For the Rest of Our Lives

For the Rest of Our Lives. The earliest published of our war novels was Martyn Uren's They Will Arise, 1945, a story of the Greek resistance, subtitled "A Romance of the Hellenes".

It was Dan Davin who in For the Rest of Our Lives, 1947, made the first real attempt to get the 2 N.Z.E.F. on to paper. The scope of this book is the war in the Middle East from the desert offensive of November 1941 to the fall of Tunis. Davin in a foreword announces that the characters are imaginary, while the historical events are to be taken as "a frame, a background, conditioning the fictitious". There is no plot, only the chronological march of events, accidentally determined as these things are in war. Thus there can be no causal relationship between what people think and feel, and what happens. Such unity as the novel has is a tonal one, its impression of disjointedness, of waste, of futility; in addition some unity comes from its focus on three chief characters, Tom, Tony, Frank, who may be taken to reveal between them various facets of war experience.
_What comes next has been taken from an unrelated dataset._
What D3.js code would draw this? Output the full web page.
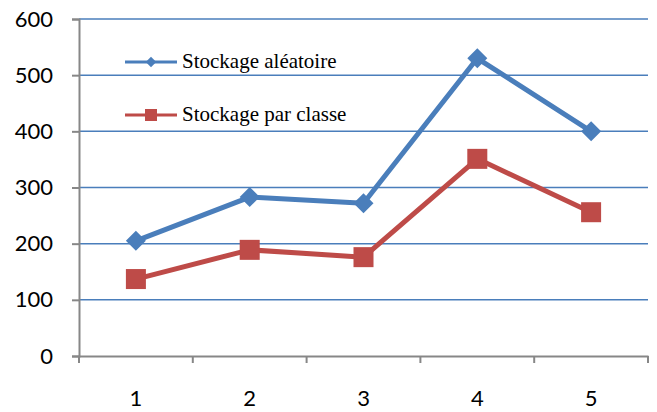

Frank, an officer convalescent from the Greek campaign, is seen mostly in Cairo, where booze, books, and bodies occupy him, especially the first and the last. Tom, a political rebel, with Otago University and the Spanish War in his background, is out in the desert, defeating foe in battle and friend in Communist argument. He reads books, avoids bodies. Tony enjoys life, war included, without afterthought or foresight. Around these mix in and out sundry females, sundry males, and some half-and-halfers. It makes a nasty picture.
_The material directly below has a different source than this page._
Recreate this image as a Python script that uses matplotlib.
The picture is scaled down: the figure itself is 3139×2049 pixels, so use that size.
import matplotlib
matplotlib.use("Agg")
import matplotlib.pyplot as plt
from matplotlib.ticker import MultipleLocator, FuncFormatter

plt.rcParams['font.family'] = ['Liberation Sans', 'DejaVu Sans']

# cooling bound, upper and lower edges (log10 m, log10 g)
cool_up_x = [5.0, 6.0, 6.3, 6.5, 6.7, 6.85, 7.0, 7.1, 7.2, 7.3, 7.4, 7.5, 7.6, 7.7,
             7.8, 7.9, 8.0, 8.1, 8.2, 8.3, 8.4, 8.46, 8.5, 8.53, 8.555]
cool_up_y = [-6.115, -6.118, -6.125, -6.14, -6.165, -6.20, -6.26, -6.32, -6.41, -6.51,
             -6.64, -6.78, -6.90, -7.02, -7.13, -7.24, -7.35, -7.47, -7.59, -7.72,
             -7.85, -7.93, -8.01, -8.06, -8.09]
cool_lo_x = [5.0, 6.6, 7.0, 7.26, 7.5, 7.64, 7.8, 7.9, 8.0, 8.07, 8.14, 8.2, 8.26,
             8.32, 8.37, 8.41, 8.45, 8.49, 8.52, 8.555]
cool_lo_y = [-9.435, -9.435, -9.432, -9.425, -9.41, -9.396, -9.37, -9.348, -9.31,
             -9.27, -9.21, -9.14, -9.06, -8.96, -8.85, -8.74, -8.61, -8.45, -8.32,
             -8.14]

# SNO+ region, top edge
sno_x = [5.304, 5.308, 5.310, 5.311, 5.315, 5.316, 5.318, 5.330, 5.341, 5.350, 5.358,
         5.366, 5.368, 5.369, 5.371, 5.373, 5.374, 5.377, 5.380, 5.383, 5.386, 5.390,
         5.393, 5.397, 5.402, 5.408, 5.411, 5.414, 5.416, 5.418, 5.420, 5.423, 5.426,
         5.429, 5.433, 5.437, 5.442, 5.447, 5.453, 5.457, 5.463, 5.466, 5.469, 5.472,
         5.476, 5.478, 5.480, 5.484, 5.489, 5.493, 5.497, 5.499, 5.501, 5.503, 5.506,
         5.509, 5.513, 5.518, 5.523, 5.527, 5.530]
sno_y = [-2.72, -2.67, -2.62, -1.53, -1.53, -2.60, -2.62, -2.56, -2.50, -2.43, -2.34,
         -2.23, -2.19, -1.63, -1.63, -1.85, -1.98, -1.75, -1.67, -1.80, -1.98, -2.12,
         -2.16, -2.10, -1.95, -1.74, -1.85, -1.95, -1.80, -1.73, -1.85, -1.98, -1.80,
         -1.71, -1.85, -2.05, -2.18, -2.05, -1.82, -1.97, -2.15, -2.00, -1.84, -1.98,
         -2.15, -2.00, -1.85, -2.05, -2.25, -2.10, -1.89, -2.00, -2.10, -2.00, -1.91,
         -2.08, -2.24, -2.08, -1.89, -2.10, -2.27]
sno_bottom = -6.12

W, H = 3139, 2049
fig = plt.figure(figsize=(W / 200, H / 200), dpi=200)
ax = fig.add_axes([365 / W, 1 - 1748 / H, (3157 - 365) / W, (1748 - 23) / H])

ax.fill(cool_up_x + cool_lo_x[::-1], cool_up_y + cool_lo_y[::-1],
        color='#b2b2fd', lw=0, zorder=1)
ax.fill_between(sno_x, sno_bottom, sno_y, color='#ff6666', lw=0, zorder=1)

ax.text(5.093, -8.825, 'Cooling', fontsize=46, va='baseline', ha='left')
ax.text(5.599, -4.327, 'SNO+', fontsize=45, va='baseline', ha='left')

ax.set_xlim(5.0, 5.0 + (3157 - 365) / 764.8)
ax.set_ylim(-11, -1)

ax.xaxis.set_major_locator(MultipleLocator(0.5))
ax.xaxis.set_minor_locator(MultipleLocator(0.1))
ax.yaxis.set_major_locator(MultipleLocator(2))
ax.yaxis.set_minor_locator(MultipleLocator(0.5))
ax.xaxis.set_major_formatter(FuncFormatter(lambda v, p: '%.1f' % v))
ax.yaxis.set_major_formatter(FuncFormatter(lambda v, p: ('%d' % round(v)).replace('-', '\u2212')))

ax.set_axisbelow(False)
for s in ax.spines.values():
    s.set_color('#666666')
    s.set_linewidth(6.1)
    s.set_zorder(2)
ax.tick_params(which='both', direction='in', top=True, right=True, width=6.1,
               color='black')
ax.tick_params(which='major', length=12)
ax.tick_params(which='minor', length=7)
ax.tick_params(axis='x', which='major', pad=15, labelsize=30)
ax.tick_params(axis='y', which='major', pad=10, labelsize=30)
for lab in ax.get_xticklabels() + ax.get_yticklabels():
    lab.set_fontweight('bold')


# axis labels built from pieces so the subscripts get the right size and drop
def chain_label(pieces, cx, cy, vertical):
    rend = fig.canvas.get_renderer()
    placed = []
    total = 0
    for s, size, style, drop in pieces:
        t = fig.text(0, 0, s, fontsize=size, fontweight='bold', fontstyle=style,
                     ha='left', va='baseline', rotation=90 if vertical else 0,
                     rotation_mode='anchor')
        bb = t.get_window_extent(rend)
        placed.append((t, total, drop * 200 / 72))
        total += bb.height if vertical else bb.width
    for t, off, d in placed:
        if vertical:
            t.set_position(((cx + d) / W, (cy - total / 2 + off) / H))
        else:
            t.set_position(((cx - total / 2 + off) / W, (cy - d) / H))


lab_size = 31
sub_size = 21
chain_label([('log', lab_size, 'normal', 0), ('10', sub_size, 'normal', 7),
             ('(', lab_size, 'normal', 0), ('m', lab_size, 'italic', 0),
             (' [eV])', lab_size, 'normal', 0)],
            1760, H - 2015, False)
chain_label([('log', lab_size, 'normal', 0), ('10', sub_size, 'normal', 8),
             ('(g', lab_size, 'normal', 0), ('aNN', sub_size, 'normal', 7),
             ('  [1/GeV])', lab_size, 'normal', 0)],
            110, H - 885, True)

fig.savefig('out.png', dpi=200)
There is a lot of background, painstakingly detailed, often with a strident satirical note. Davin seems to have been in a thoroughly savage mood, but without the critical discipline which turns anger and pity into literature.
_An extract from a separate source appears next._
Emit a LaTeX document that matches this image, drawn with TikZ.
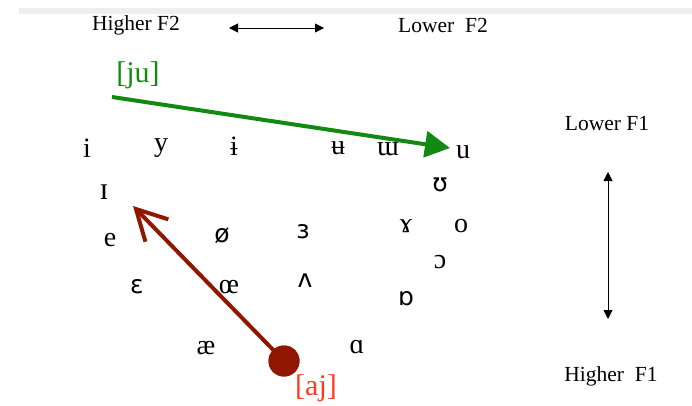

The book, of course, was attacked, more perhaps for its frankness of speech than for its picture of war. In 1947 there were not many war page 80 novels about, and few breaches had been made in the sentimental curtain of reticence hung over the private soldier's memories. "Was soldiers' talk as coarse as here appears? It was, lady, and more so," wrote Sir Howard Kippenberger in his review in the New Zealand Listener for 12 September 1947. "If you want realism, you must put up with realism; it isn't nice," Sir Howard continued, adding that his own preference was for a degree of reticence. He was aware that the book would have a mixed reception. "You will be pleased or shocked, delighted or disgusted, but in any case deeply impressed." In his opinion, the theme of Cairo life is thin and unreal, and most Kiwis who "had said their goodbyes and borne the wrench years before and far away" were not more than casually concerned with "desks and flats and bedrooms in Cairo". While admitting the truth of the picture of "that rabbit warren G.H.Q. Middle East", Kippenberger felt that it is only when Davin moves to the battlefield that "he touches greatness". Out in the desert, the reportage is brilliant, "there is not a false note". There is high praise for the documentary value of the novel. Readers may wish to compare it with Davin's Crete , 1953.